Kathleen Thelen's Max Weber Lecture, Varieties of Capitalism: Trajectories of Liberalization and the New Politics of Social Solidarity (European University Institute, 2012, around 75 minutes), develops this picture in primary form: she argues the LME/CME typology is best read not as a static snapshot but as three diverging trajectories, deregulation in LMEs, dualisation in continental CMEs, and embedded flexibilisation in the Nordics.

What changes when

CPE has settled on a model of institutional change in which critical junctures create durable configurations that path dependence sustains until the next juncture. Between junctures, change is gradual: layering (new rules added on top of old), conversion (old rules redirected to new purposes), drift (rules left to decay as circumstances move), and displacement (one rule overtaking another).

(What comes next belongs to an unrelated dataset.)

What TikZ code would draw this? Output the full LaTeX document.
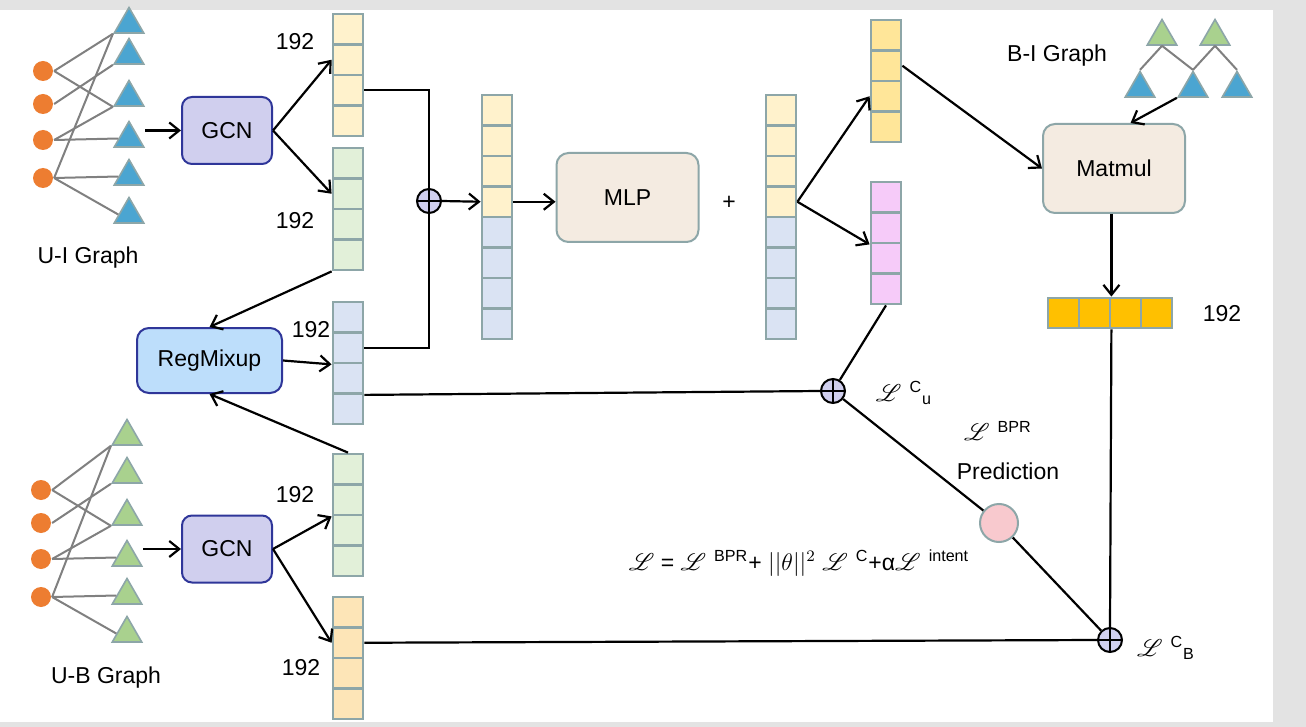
\documentclass[tikz,border=0pt]{standalone}
\usepackage{fontspec}
\setmainfont{Liberation Sans}
\usepackage{mathrsfs}
\usetikzlibrary{arrows.meta,shapes.geometric,calc}

\definecolor{dotOrange}{HTML}{ED7D31}
\definecolor{triBlue}{HTML}{4BA5D1}
\definecolor{triGreen}{HTML}{A9D18E}
\definecolor{cellEdge}{HTML}{8DA6A8}
\definecolor{cYellow}{HTML}{FFF2CC}
\definecolor{cGreen}{HTML}{E2F0D9}
\definecolor{cBlue}{HTML}{DAE3F3}
\definecolor{cPeach}{HTML}{FDE5B7}
\definecolor{cGold}{HTML}{FFE699}
\definecolor{cPink}{HTML}{F6CBF9}
\definecolor{cAmber}{HTML}{FFC000}
\definecolor{gcnFill}{HTML}{D0CFEE}
\definecolor{gcnEdge}{HTML}{2F3699}
\definecolor{mixFill}{HTML}{BDDEFB}
\definecolor{opFill}{HTML}{F4EBE1}
\definecolor{predFill}{HTML}{F8C9CE}
\definecolor{frameGray}{HTML}{E3E3E3}

\newcommand{\Ls}{$\mathscr{L}$}

\tikzset{
  cell/.style={draw=cellEdge, line width=1.4pt, minimum width=15pt, minimum height=15.25pt, inner sep=0pt},
  hcell/.style={draw=cellEdge, fill=cAmber, line width=1.4pt, minimum width=15.5pt, minimum height=15pt, inner sep=0pt},
  gcn/.style={draw=gcnEdge, fill=gcnFill, rounded corners=5pt, line width=1pt, minimum width=45pt, minimum height=33.5pt},
  mixbox/.style={draw=gcnEdge, fill=mixFill, rounded corners=6pt, line width=1pt, minimum width=72.5pt, minimum height=32.5pt},
  opbox/.style={draw=cellEdge, fill=opFill, rounded corners=6pt, line width=1pt, minimum width=71pt, minimum height=44.5pt},
  osum/.style={circle, draw, fill=gcnFill, line width=1pt, minimum size=12pt, inner sep=0pt,
    path picture={\draw[line width=1pt] (path picture bounding box.north) -- (path picture bounding box.south)
      (path picture bounding box.west) -- (path picture bounding box.east);}},
  pred/.style={circle, draw=cellEdge, fill=predFill, line width=1pt, minimum size=19pt, inner sep=0pt},
  dot/.style={circle, fill=dotOrange, minimum size=10pt, inner sep=0pt},
  tri/.style={regular polygon, regular polygon sides=3, minimum size=17pt, inner sep=0pt, draw=cellEdge, line width=0.8pt},
  gedge/.style={draw=gray, line width=1pt},
  lbl/.style={inner sep=0pt}
}

\def\cellH{30.5}

\begin{document}
\begin{tikzpicture}[x=0.5pt, y=-0.5pt, >={Straight Barb[length=5pt,width=8pt]}, line width=1.1pt,
    font=\fontsize{11.5}{13}\selectfont]
  \useasboundingbox (0,0) rectangle (1306,727);
  \fill[frameGray] (0,0) rectangle (1306,727);
  \fill[white] (0,10) rectangle (1273,722);

  % user-item and user-bundle graphs
  \foreach \g/\dx/\dy/\tc/\ty in {ui/0/0/triBlue/24.5, ub/-2/419/triGreen/17.5} {
    \begin{scope}[shift={(\dx,\dy)}]
      \foreach \i/\y in {1/71,2/104,3/140,4/178}
        \node[dot] (\g c\i) at (43,\y) {};
      \foreach \i/\y in {1/\ty,2/55.5,3/97.5,4/138.5,5/176.5,6/214.5}
        \node[tri, fill=\tc] (\g t\i) at (129,\y) {};
      \foreach \p/\q/\anc in {1/1/corner 2,1/3/corner 2,2/2/corner 2,3/3/corner 2,3/4/west,4/1/corner 2,4/5/west,4/6/west}
        \draw[gedge] (\g c\p.east) -- (\g t\q.\anc);
    \end{scope}
  }
  \node[lbl] (uiLbl) at (88,258) {U-I Graph};
  \node[lbl] (ubLbl) at (106,678) {U-B Graph};

  \node[gcn] (gcnA) at (227,130.5) {GCN};
  \node[gcn] (gcnB) at (227,549) {GCN};
  \draw[->] (uit4.corner 3 |- gcnA.west) -- (gcnA.west);
  \draw[->] (ubt4.corner 3 |- gcnB.west) -- (gcnB.west);

  % embedding columns
  \foreach \nm/\x/\y/\f in {uiv/348/14/cYellow, uig/348/148/cGreen, mix/348/302/cBlue,
      ubg/348/454/cGreen, ubv/348/597/cPeach, hu/886/20/cGold, hi/886/182/cPink}
    \foreach \i in {1,...,4}
      \node[cell, fill=\f] (\nm\i) at (\x,{\y+\cellH*(\i-0.5)}) {};
  \foreach \nm/\x in {cat/497, emb/781}
    \foreach \i/\f in {1/cYellow,2/cYellow,3/cYellow,4/cYellow,5/cBlue,6/cBlue,7/cBlue,8/cBlue}
      \node[cell, fill=\f] (\nm\i) at (\x,{95+\cellH*(\i-0.5)}) {};
  \foreach \i in {1,...,4}
    \node[hcell] (bv\i) at ({1048+31*(\i-0.5)},313) {};

  \node[lbl] (dimA) at (295,42) {192};
  \node[lbl] (dimB) at (295,221) {192};
  \node[lbl] (dimC) at (311,330) {192};
  \node[lbl] (dimD) at (295,495) {192};
  \node[lbl] (dimE) at (301,668) {192};
  \node[lbl] (dimJ) at (1222,314) {192};

  \draw[->] (gcnA.east) -- (uiv2.west);
  \draw[->] (gcnA.east) -- (uig2.west);
  \draw[->] (gcnB.east) -- (ubg2.south west);
  \draw[->] (gcnB.east) -- (ubv2.west);

  % regmixup
  \node[mixbox] (regmix) at (209.5,360.5) {RegMixup};
  \draw[->] (uig4.south west) -- (regmix.north);
  \draw[->] (regmix.east) -- (mix2.south west);
  \draw[->] (ubg1.north) -- (regmix.south);

  % fusion and mlp
  \node[osum] (sumA) at (429,201) {};
  \draw (uiv3.east) -| (sumA.north);
  \draw (mix2.east) -| (sumA.south);
  \draw[->] (sumA.east) -- (cat4.west);
  \node[opbox] (mlp) at (627.5,197.5) {MLP};
  \draw[->] (cat4.east) -- (mlp.west |- cat4.east);
  \node[lbl] (plus) at (729,203) {+};
  \draw[->] (emb4.east) -- (hu3.west);
  \draw[->] (emb4.east) -- (hi2.south west);

  % bundle-item graph
  \node[lbl] (biLbl) at (1057,56) {B-I Graph};
  \foreach \i/\x in {1/1162,2/1215}
    \node[tri, fill=triGreen] (big\i) at (\x,36.5) {};
  \foreach \i/\x in {1/1140,2/1193,3/1237}
    \node[tri, fill=triBlue] (bib\i) at (\x,88.5) {};
  \foreach \p/\q in {1/1,1/2,2/2,2/3}
    \draw[gedge] (big\p.south) -- (bib\q.north);

  \node[opbox] (matmul) at (1114,168.5) {Matmul};
  \draw[->] (hu2.east) -- (matmul.west);
  \draw[->] (bib2.corner 2) -- (matmul.70);
  \draw[->] (matmul.south -| bv2.east) -- (bv2.north east);

  % losses
  \node[osum] (sumU) at (833,391) {};
  \node[osum] (sumB) at (1110,640) {};
  \node[pred] (pred) at (999,523) {};
  \draw (bv2.south east) -- (sumB.north);
  \draw (ubv2.east) -- (sumB.west);
  \draw (mix3.south east) -- (sumU.west);
  \draw (hi4.south) -- (sumU);
  \draw (sumU) -- (pred);
  \draw (pred) -- (sumB);

  \node[lbl] (lossU) at (904,393) {\Ls\hspace{4pt}\textsuperscript{C}\textsubscript{u}};
  \node[lbl] (lossBpr) at (998,431) {\Ls\hspace{4pt}\textsuperscript{BPR}};
  \node[lbl] (predLbl) at (1008,471) {Prediction};
  \node[lbl] (lossB) at (1166,648) {\Ls\hspace{4pt}\textsuperscript{C}\textsubscript{B}};
  \node[lbl] (total) at (799,563) {\Ls{} = \Ls\hspace{4pt}\textsuperscript{BPR}+ $||\theta||^2$ \Ls\hspace{4pt}\textsuperscript{C}+α\Ls\hspace{4pt}\textsuperscript{intent}};
\end{tikzpicture}
\end{document}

Streeck and Kathleen Thelen's work on these mechanisms reframed CPE's account of how CMEs have actually changed since the 1980s: less a clean break than slow erosion at the edges.

Three current candidates for critical junctures are live. The 2008 financial crisis produced new financial regulation and large-scale monetary intervention but did not durably reorganise the political economy. The rise of populist parties has pulled both LMEs and CMEs toward more protectionist trade policy and more interventionist industrial policy. The climate transition is producing the largest reorientation of national industrial policy since 1945, especially in the United States (the 2022 Inflation Reduction Act's roughly $370 billion of clean-energy subsidies) and the EU (the Green Deal Industrial Plan). Whether any of these crystallise into a new equilibrium configuration is the live empirical question.